##### Data in this exercise #####

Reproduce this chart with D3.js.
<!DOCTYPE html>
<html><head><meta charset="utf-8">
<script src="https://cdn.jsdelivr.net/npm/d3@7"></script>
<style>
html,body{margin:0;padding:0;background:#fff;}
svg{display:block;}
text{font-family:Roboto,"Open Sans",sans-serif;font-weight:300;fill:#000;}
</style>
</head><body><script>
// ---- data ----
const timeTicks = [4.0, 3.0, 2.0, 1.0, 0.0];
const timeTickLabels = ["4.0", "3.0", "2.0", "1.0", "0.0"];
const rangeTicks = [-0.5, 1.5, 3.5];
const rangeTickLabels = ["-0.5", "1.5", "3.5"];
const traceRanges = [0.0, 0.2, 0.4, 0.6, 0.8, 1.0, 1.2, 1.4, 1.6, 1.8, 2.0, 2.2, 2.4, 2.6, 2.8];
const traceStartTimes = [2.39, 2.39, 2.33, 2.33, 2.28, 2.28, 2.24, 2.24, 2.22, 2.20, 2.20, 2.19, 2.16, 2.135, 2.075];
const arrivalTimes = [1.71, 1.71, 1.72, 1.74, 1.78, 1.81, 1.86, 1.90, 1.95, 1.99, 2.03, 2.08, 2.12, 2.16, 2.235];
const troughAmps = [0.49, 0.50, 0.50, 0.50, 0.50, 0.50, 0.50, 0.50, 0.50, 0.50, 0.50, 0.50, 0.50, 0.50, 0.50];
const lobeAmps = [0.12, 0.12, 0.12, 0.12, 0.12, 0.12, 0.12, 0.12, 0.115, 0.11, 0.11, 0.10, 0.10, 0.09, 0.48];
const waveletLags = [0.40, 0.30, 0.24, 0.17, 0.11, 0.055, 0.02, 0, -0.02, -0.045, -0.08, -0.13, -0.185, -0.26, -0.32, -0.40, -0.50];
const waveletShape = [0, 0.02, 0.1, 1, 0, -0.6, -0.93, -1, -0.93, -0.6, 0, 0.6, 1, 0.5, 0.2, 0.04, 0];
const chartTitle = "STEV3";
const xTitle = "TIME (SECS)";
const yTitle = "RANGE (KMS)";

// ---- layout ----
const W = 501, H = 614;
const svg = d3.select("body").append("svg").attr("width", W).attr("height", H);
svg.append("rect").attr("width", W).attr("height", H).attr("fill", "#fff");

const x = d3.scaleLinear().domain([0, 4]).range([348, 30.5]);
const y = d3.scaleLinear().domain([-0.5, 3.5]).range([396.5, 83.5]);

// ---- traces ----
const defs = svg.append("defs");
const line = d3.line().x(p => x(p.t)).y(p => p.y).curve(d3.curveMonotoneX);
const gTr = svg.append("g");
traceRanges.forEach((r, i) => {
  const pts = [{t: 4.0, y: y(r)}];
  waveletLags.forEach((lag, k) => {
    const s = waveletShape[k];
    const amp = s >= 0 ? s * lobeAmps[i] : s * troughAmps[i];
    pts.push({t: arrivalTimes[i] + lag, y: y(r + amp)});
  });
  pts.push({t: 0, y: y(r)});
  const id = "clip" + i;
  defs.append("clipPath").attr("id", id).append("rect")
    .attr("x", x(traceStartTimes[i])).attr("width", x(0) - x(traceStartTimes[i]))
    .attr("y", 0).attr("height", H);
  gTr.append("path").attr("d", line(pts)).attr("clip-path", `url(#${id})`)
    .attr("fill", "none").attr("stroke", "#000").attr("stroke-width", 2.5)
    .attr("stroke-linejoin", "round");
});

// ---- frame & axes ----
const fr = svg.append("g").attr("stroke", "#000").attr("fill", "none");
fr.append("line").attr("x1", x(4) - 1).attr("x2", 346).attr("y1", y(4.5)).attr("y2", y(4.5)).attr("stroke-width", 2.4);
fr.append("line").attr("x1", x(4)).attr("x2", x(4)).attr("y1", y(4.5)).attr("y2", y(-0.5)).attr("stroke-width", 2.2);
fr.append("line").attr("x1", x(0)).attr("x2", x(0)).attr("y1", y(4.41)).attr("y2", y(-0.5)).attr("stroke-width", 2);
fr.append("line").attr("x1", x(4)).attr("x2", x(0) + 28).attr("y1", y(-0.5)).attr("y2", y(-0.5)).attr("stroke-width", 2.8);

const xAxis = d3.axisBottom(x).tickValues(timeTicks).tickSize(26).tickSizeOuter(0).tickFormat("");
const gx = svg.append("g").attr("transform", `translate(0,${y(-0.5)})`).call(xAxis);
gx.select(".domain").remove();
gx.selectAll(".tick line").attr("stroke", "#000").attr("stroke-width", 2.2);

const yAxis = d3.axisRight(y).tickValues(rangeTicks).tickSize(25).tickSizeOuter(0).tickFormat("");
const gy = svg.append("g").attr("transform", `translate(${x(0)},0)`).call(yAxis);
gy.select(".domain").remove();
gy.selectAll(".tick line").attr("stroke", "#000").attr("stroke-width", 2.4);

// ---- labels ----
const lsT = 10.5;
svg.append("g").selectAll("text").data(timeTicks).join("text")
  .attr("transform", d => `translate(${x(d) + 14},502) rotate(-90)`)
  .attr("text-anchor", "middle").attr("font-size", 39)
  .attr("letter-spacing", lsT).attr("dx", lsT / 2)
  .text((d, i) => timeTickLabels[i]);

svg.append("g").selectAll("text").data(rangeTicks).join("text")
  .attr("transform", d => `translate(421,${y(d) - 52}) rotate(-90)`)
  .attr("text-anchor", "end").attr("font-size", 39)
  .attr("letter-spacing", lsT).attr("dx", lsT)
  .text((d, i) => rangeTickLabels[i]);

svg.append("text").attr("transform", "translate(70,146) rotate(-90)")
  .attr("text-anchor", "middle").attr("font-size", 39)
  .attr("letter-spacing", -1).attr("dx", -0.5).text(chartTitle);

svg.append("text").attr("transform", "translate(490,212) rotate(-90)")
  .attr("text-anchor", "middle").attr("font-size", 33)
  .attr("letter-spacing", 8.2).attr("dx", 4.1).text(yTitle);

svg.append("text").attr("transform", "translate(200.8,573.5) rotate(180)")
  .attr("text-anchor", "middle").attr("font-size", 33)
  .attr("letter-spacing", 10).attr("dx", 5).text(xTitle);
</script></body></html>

#####
##### Data in this exercise #####

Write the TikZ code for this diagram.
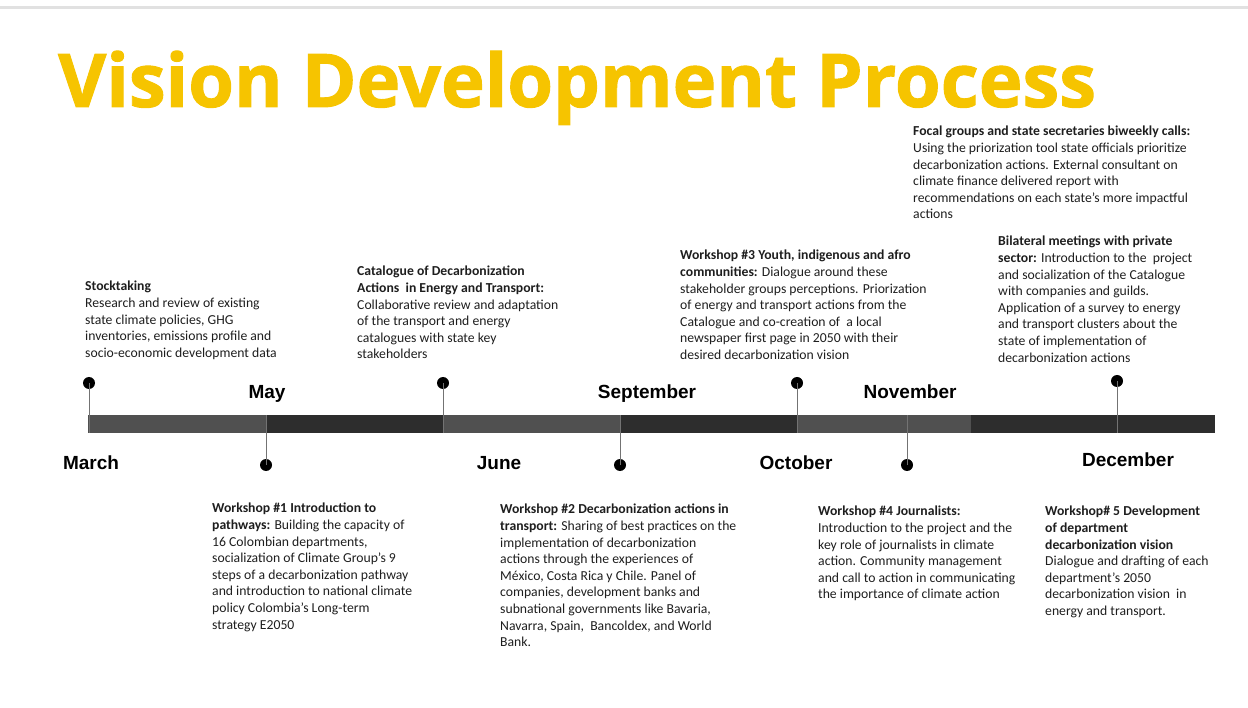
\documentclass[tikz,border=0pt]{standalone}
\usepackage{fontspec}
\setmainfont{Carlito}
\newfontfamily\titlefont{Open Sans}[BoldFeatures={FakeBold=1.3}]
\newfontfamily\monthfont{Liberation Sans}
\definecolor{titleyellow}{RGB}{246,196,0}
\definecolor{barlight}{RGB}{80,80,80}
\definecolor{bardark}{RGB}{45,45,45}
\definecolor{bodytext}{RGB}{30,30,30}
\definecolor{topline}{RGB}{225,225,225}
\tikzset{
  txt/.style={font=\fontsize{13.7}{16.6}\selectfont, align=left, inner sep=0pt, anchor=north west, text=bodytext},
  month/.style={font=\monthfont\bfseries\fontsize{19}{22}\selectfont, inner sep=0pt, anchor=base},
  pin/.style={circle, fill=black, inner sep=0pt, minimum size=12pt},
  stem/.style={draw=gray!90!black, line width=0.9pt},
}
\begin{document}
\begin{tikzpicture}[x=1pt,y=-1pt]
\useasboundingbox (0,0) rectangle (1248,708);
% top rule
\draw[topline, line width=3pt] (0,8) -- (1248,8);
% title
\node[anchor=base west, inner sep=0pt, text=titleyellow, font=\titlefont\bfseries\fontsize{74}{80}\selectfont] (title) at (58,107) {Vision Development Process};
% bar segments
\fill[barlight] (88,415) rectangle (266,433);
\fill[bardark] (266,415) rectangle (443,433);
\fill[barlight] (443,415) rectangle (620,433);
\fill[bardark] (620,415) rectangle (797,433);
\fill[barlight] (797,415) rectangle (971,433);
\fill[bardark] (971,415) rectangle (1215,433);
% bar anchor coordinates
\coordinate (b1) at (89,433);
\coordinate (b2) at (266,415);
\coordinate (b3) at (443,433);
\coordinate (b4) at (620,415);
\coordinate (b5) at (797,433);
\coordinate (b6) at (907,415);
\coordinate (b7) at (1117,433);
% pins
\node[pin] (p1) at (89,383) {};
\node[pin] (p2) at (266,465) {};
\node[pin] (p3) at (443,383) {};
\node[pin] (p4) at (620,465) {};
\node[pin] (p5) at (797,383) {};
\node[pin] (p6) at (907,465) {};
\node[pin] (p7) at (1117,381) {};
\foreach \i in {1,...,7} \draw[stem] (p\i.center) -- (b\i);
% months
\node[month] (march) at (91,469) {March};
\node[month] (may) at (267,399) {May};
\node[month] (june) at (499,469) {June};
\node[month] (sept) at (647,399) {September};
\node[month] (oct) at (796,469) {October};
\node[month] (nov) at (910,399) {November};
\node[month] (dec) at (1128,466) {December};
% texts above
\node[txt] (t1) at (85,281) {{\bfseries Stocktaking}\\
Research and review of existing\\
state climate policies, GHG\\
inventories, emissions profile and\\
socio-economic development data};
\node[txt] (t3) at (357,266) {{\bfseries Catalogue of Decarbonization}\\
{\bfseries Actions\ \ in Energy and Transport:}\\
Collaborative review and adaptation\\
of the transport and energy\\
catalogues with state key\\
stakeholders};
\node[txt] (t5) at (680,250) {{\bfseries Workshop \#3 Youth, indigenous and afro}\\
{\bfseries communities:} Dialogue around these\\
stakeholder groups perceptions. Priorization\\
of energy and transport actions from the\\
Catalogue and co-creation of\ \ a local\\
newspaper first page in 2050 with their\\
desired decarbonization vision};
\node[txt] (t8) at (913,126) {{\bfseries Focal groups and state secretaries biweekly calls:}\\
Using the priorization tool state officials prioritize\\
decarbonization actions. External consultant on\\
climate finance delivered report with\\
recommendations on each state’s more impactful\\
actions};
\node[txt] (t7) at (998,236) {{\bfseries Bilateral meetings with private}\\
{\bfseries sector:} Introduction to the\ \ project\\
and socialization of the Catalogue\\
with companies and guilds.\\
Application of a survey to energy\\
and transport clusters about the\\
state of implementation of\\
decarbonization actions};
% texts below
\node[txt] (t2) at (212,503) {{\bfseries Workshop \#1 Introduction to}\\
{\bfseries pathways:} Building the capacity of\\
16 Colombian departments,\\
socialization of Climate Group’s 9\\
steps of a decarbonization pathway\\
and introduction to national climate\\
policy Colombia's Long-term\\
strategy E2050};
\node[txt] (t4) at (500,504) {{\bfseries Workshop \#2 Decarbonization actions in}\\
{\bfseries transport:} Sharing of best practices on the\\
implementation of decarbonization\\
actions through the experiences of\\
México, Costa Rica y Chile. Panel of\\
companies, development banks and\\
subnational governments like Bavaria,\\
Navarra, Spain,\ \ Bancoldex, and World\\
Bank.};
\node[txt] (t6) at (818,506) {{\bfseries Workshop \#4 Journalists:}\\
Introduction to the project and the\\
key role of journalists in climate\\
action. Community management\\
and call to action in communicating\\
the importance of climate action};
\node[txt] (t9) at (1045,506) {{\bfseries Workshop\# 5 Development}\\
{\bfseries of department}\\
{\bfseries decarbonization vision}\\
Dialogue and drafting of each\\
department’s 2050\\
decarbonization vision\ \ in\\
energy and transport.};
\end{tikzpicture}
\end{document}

#####
##### Data in this exercise #####

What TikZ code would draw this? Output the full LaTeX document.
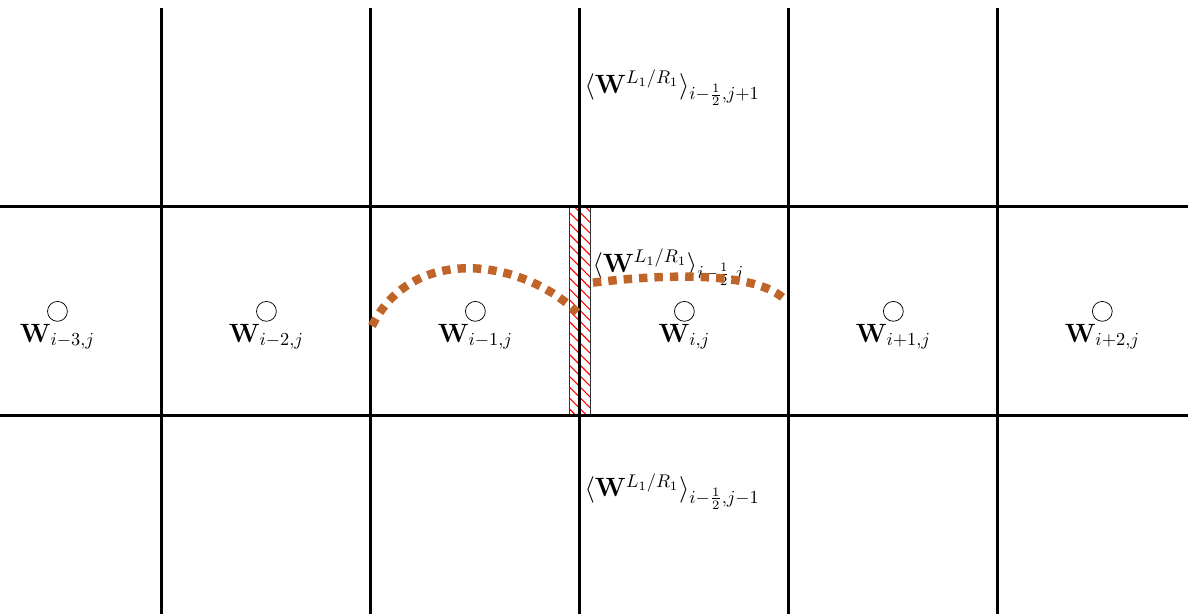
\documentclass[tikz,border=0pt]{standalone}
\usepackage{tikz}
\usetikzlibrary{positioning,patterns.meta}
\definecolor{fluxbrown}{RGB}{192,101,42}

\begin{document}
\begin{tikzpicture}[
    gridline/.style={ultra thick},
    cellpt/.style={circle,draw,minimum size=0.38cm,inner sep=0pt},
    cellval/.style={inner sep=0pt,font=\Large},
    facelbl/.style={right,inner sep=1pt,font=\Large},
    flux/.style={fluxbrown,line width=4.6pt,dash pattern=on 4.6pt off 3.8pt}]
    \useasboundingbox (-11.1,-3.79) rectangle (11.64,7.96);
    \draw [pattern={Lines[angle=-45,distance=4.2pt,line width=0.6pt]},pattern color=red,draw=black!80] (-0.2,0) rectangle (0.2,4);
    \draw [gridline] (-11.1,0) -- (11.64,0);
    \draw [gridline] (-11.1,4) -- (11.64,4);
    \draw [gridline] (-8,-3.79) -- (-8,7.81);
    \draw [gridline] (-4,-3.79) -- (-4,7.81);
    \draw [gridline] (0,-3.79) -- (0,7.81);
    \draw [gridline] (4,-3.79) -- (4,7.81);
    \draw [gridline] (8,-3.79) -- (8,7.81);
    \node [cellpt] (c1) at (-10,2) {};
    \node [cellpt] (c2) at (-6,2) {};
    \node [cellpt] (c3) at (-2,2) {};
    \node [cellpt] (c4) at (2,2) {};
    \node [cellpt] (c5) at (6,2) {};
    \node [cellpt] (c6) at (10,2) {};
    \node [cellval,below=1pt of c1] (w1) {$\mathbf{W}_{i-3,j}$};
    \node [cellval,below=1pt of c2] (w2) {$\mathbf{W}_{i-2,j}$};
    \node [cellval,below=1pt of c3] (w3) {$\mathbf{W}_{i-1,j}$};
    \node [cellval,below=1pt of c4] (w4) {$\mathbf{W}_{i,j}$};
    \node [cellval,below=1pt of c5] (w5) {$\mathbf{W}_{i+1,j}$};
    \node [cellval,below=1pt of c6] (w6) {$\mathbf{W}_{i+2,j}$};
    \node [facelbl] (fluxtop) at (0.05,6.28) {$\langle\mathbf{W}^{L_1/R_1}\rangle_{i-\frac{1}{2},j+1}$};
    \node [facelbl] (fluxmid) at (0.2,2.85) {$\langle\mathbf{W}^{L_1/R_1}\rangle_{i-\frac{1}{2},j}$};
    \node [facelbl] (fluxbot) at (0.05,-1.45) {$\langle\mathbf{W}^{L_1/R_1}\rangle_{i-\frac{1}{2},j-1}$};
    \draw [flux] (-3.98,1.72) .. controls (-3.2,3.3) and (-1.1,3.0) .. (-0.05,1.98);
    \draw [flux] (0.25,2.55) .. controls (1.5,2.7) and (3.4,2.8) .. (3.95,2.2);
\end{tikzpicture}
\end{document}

#####

→ **The task**:
Above are some records. Count the lines among them with the word "code", and answer with the number only.

→ **Exercise solution**:
2